The Josephson parametric amplifier1–7 (JPA) is a critical tool for high fidelity state measurement in superconducting qubits8–10 as it allows parametric amplification with near quantum-limited noise.11 Despite its success, the JPA has typically been used only for single frequency measurements due to lower bandwidth and saturation power. A promising approach to scaling superconducting qubit experiments is frequency multiplexing,12–14 which requires additional bandwidth and dynamic range for each measurement tone. Simultaneous amplification of up to five multiplexed tones has been achieved with a JPA15–17 but was only possible with the Impedance-transformed parametric amplifier18 (IMPA). This highly engineered JPA provides much larger bandwidth and saturation power but pushes the resonant design to its low Q limit.
To extend this frequency multiplexed approach for future experiments, we have adopted the distributed design of the traveling wave parametric amplifier (TWPA).19 Fiber-optic TWPAs have already demonstrated high gain, dynamic range, and bandwidth while reaching the quantum-limit of added noise.20,21 In this letter, we present a microwave frequency TWPA with 4 GHz of bandwidth and an order of magnitude more saturation power than the best JPA. This device is compatible with scaling to much larger qubit systems through multiplexed measurement, and may find applications outside quantum information such as astrophysics detectors.12,22
At microwave frequencies, the TWPA can be thought of as a transmission line, where the propagation velocity is controlled by varying the individual circuit parameters of inductance or capacitance per unit length.24,25 This is typically achieved by constructing a signal line with a current dependent (nonlinear) inductance. Like the JPA, a large enough pump tone will modulate this inductance, coupling the pump (ωp) to a signal (ωs) and idler (ωi) tone via frequency mixing such that ωs + ωi = 2ωp. Unlike the JPA, however, the TWPA has no resonant structure so gain, bandwidth, and dynamic range are determined by the coupled mode equations of a nonlinear transmission line.23 In addition to allowing more bandwidth and saturation power, the TWPA is directional so that amplification only occurs for signals propagating in the same direction as the pump.
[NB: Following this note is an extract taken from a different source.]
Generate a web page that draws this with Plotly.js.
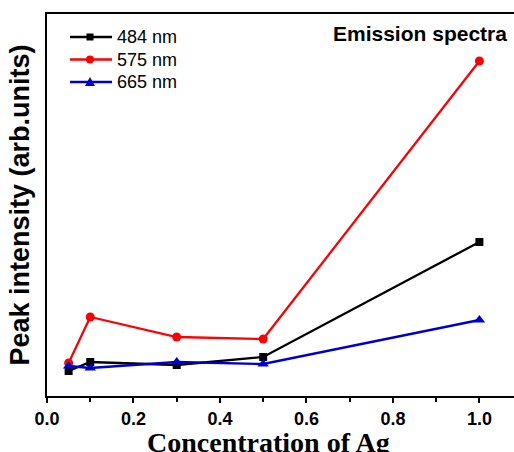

The concept of a nonlinear superconducting transmission line has been demonstrated in NbTiN TWPA,26 where the kinetic inductance of the superconductor provides nonlinearity in a standard co-planar waveguide (CPW). These amplifiers have achieved gains greater than 20 dB over bandwidths greater than 8 GHz, and with saturation power many orders of magnitude larger than a standard JPA. To achieve this high dynamic range, a large pump tone (∼100 μW) is required, which poses many engineering challenges for qubit readout. Attenuation in the line leads to heating which increases the base temperature of the experiment. Likely due to this local heating, the NbTiN amplifier has yet to reach the quantum limit of added noise. In addition, the qubits must be aggressively isolated from the large pump tone which requires additional hardware.
The ideal amplifier for qubit readout would provide gain and bandwidth similar to the NbTiN TWPA but with a higher non-linearity, requiring less pump power and achieving quantum-limited noise. A promising approach is to build a TWPA based on the non-linear inductance of the Josephson junction (JJ).27–30 This junction TWPA (JTWPA) circuit, shown in Fig. 1(a), combines JJs with shunt capacitors to construct a 50 Ω lumped element transmission line. The capacitors and JJs are small relative to the wavelength of a microwave signal, giving an effective capacitance and non-linear inductance per unit length. The JTWPA obeys the same physics as the NbTiN TWPA, but needs ∼105 times less pump power.
(a) Circuit diagram of the Josephson junction TWPA. (b) The dispersion relationship in a conventional Josephson junction TWPA. For weak signals (linear regime), the dispersion is linear Δk = ks + ki − 2 kp = 0, where k = ω/vp. When a strong pump tone is applied, the traveling waves are slowed down due to an increase in the junction inductance and a decrease in the phase velocity. The pump tone is slowed down less than the signal and idler tones due to the difference between the self-phase modulation and cross-phase modulation23 effects which causes a mismatch . (c) Phase shift due to a shunt resonator to ground. The resonator produces a frequency dependent phase shift for just the pump tone. (d) Resonantly phase matched TWPA, in which resonator phase shifters are inserted between nonlinear transmission line sections. (e) The phase of the pump tone is adjusted at discrete locations and piece-wise matched to the signal and idler tones which enhances the gain, as can be seen from a tight fit between the stepped solid red line and the straight blue line Δk = 0. Without these resonator phase shifters, the phase mismatch would grow (as can be seen from the departure of the dashed red line from the solid blue line) and the gain would be limited to the quadratic case of Eq. (3).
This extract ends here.